_Written request:_
Write out the opening lines of the data word for word, up to and including the line with "import * as d3 from 'd3';", and leave every picture and every later line out.

_Records supplied:_
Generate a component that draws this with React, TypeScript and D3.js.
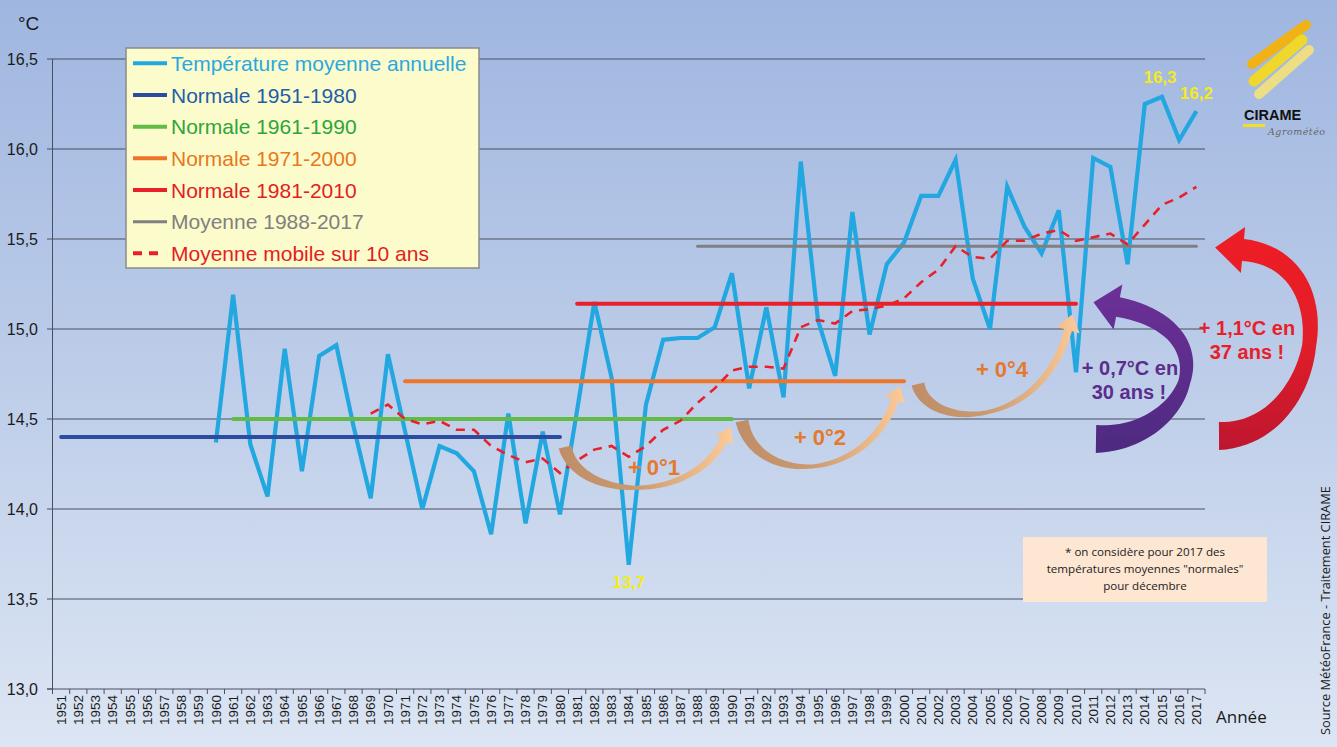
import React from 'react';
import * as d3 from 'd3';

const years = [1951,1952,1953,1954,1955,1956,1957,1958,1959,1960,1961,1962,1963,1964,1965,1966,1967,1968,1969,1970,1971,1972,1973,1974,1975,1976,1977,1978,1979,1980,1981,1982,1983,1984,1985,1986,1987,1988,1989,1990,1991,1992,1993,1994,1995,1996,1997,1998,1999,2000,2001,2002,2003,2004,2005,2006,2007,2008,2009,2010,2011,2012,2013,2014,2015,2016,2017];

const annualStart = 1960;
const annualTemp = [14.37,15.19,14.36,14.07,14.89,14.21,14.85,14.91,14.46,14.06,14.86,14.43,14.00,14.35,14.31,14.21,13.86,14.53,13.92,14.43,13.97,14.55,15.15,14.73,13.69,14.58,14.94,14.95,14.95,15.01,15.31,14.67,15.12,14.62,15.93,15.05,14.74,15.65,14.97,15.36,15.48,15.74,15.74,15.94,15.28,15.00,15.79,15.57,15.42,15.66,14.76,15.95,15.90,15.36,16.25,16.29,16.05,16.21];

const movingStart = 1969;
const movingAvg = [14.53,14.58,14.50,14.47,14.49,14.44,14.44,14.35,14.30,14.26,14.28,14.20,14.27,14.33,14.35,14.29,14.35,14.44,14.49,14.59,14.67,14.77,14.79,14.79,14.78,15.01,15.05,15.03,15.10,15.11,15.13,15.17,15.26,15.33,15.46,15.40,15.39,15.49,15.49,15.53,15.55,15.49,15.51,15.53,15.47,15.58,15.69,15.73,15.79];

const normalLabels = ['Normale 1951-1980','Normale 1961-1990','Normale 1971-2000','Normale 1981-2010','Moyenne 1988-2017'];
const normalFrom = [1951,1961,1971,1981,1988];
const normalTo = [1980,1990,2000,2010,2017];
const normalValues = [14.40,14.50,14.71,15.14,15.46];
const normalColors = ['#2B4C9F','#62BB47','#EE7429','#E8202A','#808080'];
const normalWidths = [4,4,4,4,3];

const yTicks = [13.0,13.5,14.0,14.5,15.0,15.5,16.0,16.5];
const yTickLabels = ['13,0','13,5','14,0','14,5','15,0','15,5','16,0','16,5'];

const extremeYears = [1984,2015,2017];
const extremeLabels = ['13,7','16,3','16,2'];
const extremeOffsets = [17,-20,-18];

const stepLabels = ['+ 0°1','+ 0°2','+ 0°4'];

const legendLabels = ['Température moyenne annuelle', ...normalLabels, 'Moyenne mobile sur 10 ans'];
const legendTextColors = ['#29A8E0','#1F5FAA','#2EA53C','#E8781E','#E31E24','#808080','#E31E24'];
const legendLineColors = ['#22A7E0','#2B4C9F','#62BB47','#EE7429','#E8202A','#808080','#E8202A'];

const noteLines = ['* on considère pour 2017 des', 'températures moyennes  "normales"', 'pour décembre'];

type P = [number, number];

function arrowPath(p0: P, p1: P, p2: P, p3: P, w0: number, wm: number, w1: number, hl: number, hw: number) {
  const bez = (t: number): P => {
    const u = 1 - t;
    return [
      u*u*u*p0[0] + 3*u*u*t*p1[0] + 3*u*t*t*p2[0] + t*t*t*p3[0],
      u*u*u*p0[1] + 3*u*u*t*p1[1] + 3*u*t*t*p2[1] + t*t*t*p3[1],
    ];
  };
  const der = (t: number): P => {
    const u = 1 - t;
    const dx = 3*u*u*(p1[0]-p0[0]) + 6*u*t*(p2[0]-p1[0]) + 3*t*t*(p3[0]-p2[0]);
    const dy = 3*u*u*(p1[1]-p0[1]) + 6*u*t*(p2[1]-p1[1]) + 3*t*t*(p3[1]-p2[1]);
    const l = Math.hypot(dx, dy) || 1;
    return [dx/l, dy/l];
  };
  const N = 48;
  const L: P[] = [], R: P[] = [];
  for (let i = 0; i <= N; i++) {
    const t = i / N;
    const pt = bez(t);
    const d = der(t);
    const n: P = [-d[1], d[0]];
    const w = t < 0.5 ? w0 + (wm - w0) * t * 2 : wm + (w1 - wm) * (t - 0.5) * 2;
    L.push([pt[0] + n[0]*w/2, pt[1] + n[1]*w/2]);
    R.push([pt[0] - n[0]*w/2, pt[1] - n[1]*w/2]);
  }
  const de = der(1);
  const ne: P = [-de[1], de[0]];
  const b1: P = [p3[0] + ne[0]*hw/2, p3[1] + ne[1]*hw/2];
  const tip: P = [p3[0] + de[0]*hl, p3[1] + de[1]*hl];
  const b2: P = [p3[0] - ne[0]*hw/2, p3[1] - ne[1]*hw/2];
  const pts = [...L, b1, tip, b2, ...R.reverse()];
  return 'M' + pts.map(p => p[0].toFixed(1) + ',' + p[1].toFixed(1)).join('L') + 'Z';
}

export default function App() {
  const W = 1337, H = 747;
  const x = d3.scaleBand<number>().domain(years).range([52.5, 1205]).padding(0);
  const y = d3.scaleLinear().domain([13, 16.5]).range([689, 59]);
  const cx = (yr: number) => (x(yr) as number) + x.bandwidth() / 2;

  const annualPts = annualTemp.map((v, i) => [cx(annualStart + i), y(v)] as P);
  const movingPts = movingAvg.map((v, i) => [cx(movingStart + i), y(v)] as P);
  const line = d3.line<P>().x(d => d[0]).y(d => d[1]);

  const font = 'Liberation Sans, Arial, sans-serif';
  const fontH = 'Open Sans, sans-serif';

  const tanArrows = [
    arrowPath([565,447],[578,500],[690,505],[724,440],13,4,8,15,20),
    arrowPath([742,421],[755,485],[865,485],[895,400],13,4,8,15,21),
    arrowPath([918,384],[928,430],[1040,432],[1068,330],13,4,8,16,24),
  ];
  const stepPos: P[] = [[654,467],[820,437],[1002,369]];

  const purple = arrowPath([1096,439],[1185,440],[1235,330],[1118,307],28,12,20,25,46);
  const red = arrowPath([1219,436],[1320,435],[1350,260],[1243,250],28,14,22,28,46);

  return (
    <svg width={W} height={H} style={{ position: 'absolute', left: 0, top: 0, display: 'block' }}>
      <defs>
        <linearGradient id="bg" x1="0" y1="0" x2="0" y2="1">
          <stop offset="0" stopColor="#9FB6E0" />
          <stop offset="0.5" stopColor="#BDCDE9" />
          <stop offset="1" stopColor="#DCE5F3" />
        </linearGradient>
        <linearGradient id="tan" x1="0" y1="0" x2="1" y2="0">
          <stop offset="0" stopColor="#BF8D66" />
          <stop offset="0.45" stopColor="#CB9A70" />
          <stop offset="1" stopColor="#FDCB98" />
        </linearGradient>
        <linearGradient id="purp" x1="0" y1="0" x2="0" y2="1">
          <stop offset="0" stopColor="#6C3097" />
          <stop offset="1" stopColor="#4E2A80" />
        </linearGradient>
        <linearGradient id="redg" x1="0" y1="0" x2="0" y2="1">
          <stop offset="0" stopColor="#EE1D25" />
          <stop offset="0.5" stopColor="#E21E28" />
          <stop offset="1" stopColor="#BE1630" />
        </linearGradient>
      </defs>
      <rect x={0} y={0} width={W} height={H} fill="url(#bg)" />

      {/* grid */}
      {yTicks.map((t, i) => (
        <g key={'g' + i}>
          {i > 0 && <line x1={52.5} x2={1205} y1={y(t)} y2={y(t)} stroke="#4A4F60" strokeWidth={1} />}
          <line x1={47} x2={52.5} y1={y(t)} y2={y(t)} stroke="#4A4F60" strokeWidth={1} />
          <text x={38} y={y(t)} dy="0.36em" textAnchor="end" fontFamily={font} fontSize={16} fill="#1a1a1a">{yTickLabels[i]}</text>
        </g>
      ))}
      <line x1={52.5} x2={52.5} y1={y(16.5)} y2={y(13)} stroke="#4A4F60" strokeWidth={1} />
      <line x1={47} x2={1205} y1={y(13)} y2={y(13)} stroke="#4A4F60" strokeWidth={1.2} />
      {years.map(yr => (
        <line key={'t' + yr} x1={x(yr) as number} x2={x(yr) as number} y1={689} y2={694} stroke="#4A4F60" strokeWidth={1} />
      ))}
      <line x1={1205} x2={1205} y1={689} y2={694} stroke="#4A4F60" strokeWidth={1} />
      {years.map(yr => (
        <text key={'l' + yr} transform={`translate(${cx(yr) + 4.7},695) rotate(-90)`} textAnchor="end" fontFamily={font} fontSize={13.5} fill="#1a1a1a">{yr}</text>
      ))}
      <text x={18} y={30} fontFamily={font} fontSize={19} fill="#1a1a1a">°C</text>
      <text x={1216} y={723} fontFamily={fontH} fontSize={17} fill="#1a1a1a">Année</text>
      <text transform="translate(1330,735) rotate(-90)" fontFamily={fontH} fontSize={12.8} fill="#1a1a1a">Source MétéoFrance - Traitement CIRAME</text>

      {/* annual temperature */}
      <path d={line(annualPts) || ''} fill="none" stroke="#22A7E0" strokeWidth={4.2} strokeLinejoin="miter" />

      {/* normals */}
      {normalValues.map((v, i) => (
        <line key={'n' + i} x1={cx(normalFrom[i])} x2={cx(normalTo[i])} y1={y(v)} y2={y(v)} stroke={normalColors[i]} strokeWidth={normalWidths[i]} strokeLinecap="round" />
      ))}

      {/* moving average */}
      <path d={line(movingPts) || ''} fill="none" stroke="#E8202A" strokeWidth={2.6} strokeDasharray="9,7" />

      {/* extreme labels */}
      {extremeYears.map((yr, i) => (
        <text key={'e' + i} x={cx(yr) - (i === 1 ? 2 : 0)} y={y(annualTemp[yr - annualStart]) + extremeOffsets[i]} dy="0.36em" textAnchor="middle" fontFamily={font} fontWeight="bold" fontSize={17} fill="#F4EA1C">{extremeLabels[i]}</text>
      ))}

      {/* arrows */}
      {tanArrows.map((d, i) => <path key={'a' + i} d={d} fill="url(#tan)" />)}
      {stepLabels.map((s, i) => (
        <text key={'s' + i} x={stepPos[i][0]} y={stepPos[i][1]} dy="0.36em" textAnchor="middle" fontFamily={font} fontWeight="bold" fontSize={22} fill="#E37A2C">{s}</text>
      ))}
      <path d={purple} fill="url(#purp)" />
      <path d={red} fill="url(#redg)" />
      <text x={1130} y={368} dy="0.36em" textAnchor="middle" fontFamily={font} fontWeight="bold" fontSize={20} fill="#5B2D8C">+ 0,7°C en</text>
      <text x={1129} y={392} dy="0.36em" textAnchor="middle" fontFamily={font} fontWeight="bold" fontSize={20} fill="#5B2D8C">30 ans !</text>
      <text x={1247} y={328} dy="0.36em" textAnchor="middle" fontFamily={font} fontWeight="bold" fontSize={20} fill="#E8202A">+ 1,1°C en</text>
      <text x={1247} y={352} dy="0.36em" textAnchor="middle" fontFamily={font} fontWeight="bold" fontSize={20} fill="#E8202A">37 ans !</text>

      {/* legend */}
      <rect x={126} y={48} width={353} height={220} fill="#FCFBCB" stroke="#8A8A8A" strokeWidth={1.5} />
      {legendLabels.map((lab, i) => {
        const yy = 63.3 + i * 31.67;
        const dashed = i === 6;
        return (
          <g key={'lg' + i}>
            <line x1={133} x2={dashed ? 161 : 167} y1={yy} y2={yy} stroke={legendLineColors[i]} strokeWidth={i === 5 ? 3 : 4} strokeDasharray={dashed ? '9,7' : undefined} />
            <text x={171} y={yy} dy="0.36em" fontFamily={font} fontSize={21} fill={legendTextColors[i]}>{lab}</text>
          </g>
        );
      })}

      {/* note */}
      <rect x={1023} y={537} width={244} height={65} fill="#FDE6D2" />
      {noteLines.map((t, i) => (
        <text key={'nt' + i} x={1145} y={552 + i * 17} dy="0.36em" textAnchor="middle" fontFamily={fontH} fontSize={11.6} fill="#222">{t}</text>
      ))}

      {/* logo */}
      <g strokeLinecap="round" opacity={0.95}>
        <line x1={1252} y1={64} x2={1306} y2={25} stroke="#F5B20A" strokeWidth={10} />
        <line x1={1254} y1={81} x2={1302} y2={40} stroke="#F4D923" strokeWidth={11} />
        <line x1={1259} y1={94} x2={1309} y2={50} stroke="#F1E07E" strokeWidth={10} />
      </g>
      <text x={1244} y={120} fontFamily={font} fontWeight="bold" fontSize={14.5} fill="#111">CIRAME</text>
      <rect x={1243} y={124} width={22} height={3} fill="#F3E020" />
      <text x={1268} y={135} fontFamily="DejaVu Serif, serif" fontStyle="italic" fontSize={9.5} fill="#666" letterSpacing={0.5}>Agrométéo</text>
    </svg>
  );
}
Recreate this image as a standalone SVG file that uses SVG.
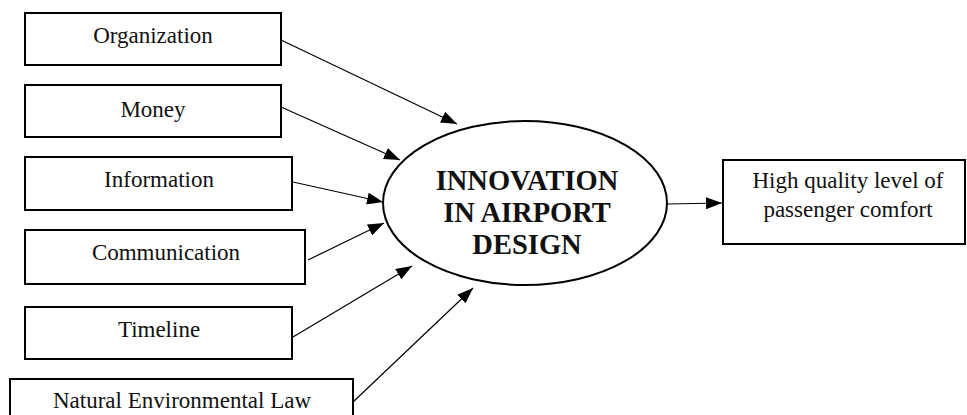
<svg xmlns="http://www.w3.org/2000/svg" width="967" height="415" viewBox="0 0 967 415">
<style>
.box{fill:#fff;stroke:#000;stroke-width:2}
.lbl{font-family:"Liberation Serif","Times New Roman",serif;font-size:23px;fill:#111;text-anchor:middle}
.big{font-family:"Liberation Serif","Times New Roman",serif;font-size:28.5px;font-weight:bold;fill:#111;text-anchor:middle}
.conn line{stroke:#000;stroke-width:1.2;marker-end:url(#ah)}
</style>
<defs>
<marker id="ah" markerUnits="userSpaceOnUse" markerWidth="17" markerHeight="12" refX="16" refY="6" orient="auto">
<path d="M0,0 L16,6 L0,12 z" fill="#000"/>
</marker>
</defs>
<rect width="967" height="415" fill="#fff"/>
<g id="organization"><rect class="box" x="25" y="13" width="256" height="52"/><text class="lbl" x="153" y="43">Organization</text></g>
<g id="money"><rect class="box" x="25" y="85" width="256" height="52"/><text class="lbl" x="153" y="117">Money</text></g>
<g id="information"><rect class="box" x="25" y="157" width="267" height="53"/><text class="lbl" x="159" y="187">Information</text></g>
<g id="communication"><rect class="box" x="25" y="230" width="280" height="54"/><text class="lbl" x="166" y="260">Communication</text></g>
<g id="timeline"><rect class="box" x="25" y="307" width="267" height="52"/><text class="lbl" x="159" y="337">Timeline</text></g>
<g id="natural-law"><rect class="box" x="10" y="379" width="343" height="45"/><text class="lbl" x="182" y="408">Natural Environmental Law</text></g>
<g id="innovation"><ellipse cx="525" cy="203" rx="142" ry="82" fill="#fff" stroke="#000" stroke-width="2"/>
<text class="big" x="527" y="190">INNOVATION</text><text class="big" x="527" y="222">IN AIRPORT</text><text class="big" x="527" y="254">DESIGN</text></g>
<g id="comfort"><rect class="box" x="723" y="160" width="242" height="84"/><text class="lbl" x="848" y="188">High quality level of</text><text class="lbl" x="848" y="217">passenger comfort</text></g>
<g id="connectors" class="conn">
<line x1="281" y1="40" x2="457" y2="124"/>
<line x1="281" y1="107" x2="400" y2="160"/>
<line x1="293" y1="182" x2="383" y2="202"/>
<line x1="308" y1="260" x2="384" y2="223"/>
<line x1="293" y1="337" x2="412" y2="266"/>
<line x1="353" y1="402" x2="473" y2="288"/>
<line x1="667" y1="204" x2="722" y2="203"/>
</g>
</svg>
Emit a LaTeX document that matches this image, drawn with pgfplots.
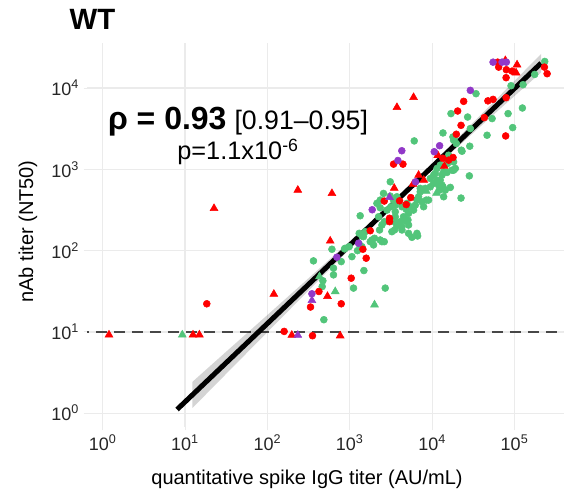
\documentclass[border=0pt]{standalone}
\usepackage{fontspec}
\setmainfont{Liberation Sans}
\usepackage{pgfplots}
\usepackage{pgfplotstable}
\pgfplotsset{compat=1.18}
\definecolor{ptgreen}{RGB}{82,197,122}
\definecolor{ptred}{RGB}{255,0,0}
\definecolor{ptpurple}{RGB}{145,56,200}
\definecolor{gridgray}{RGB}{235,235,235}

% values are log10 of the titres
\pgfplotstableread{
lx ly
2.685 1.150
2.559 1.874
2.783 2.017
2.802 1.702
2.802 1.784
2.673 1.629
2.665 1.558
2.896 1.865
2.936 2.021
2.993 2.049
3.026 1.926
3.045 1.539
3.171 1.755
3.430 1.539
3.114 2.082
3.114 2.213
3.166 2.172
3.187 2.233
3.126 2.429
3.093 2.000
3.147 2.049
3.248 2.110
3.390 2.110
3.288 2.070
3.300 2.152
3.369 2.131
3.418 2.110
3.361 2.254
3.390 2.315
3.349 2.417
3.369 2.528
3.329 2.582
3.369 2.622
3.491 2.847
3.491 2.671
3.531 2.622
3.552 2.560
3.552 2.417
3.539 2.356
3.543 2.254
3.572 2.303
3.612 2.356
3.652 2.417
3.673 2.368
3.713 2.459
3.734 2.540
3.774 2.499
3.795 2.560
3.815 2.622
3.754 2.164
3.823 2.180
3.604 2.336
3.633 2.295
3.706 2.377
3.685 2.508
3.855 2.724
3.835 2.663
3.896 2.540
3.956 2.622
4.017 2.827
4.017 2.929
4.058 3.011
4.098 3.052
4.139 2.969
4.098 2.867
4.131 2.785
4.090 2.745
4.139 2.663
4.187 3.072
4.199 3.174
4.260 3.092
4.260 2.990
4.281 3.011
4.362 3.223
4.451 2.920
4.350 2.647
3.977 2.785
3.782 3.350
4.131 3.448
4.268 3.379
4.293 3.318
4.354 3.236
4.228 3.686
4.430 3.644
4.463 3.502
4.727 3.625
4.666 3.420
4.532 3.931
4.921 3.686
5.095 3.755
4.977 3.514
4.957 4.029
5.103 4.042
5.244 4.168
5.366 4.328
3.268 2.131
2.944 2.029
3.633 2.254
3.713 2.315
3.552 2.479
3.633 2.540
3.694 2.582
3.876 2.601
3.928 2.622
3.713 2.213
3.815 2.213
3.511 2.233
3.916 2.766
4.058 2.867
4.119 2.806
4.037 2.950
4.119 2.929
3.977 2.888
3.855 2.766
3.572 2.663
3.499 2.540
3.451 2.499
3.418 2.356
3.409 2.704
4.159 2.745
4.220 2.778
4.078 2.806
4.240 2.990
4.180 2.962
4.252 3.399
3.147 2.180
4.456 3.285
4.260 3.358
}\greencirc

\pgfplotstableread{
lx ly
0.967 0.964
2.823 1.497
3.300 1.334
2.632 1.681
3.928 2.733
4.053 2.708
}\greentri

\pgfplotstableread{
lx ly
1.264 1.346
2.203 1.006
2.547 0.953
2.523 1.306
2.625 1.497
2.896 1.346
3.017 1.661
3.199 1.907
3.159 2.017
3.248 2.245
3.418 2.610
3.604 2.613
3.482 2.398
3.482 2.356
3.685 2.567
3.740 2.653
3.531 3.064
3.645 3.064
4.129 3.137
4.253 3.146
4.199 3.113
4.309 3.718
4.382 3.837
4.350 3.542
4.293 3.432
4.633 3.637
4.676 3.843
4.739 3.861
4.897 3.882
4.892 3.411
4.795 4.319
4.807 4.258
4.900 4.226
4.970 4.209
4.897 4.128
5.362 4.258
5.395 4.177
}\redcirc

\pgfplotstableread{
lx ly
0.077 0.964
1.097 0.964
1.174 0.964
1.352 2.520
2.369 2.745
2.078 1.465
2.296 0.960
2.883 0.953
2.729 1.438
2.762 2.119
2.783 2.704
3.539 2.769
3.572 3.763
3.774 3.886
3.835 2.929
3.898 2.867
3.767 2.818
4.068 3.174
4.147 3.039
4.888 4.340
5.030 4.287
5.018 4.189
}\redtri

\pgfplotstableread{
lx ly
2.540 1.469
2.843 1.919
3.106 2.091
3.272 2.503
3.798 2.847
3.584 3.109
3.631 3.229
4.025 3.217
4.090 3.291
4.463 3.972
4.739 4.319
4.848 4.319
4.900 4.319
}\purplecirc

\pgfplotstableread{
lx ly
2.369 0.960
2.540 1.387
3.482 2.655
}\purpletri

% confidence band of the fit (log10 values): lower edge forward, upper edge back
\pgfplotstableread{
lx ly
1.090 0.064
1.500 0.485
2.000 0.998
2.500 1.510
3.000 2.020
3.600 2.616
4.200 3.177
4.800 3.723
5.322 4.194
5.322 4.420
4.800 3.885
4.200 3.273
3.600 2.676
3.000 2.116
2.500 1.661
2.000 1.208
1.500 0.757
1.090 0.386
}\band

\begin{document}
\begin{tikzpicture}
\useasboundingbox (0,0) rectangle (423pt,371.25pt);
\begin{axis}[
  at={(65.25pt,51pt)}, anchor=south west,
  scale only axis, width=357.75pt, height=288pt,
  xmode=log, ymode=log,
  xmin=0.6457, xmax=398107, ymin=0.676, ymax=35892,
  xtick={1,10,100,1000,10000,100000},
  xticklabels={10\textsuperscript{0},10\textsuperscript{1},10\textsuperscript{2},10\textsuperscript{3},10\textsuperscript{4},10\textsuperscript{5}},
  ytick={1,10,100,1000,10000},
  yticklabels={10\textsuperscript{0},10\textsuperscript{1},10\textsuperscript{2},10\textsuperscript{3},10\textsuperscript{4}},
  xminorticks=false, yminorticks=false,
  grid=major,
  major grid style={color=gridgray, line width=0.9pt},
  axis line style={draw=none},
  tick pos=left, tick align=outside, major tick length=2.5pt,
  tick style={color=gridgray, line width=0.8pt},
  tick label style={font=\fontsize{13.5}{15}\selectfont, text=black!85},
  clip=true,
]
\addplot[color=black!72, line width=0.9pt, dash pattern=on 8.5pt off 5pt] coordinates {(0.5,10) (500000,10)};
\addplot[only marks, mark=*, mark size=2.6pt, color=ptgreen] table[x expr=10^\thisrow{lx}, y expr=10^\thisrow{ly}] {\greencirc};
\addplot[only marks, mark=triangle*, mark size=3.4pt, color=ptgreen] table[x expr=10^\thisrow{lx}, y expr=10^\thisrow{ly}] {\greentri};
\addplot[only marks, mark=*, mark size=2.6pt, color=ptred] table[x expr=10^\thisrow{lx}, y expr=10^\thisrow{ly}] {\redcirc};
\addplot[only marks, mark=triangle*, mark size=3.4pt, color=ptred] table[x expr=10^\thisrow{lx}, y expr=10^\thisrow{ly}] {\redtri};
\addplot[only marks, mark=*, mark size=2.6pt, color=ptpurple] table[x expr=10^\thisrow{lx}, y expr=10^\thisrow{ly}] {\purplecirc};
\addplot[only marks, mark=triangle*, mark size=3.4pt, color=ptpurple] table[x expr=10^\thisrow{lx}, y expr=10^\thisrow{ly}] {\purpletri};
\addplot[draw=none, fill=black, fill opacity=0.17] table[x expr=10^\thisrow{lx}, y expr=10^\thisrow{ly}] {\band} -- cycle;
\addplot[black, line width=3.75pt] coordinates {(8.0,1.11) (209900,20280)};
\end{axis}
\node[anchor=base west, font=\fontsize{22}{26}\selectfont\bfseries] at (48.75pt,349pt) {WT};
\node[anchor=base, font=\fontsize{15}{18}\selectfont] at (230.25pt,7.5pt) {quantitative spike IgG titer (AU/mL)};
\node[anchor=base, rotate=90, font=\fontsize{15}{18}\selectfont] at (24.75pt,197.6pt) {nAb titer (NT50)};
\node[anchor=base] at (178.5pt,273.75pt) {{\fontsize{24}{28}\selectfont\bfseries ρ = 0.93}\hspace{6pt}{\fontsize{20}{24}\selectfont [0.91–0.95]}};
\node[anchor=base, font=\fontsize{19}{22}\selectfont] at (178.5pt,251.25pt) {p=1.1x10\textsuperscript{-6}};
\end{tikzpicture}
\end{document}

_Full answer:_
Generate a component that draws this with React, TypeScript and D3.js.
import React from 'react';
import * as d3 from 'd3';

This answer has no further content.